Configuring and using a graphical difference tool

git has a command, difftool, that can run a graphical tool on each file that is different between two commits.

  • To configure opendiff as the graphical difference tool:
  git config --global diff.tool opendiff
  • To see the available graphical difference tools:
  git difftool --tool-help
  • To run difftool on <file1> and <file2>
  git difftool <tag> [ <tag2> ] -- <path_to_file1> <path_to_file2>
  • To optionally run difftool on all files in a changeset (answer 'y' or 'n' for each file):
  git difftool <tag> [ <tag2> ]
  • To run difftool on all files in a changeset (i.e., same as 'y' for every file):
  yes | git difftool <tag> [ <tag2> ]

Using diffmerge

This section contains the complete modifications needed for using the graphical tool diffmerge for "git difftool" and "git mergetool"

There is a tool called diffmerge which enables both side-by-side comparison of edited files in git as well as providing a three way-pane for editing merge conflicts.
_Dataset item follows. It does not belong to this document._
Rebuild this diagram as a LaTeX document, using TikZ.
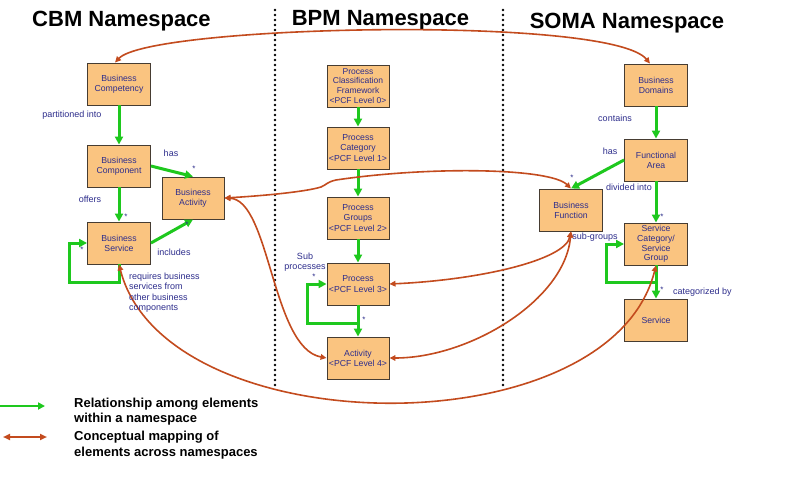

This tool is available for download at: https://sourcegear.com/diffmerge/. It has been installed on izumi and derecho by the system administrators in public areas, so you don't need to download it for those machines.

To use the differencing tool type: git difftool

If after a git merge the git command says there are conflicts, then you may type git mergetool to allow you to resolve the conflicts and complete the merge. The mergetool with diffmerge properly installed will display three panes. From left to right these panes are:

Code being merged in          Merged code               Your code

The panes are opened in a visual editor, and any changes you make in the middle pane, may be saved by selecting the save icon at the top of the screen and then exiting the window. This will finalize the merge for that particular file.

For a presentation which can be used as a tutorial, you may refer to: Presentation on diffmerge tool for git

The following modifications may be copy/pasted into the user's .gitconfig file which resides in the home directory. Since the potential for making an editing mistake is possible, it is recommended that a copy be made of the .gitconfig file prior to these edits in case an error is discovered.

If you have problems, check out the tips at the bottom of this page

[diff]
        tool = diffmerge
        algorithm = histogram
[difftooldiffmerge]
        cmd = diffmerge \"$LOCAL\" \"$REMOTE\"
[difftool "diffmerge"]
        cmd = diffmerge \"$LOCAL\" \"$REMOTE\"
[difftool]
        prompt = false
[push]
        default = simple
[merge]
        tool = diffmerge
        ff = false
[mergetool "diffmerge"]
        cmd = diffmerge --merge --result=$MERGED $REMOTE $BASE $LOCAL
[mergetool]
        keepBackup = false

Useful tips

  • On derecho, if you get an error message about diffmerge not being loaded, make sure you are using ncarenv/23.09 or newer (to check say "module list")
  • If you do not get a response when clicking on the "git mergetool" window, make sure you find the "conflict" popup and hit "exit" on it
  • If your git mergetool gives blank windows and says: "Files are identical or equivalent under the current RuleSet", hit OK and then go to the File dropdown menu and select "Reload". This filled in the blank windows for the user with this error.
    • CAUTION: Check your file carefully if you do this, as a second user who did this discovered that all of the changes which were automatically merged did not reside in the final saved version.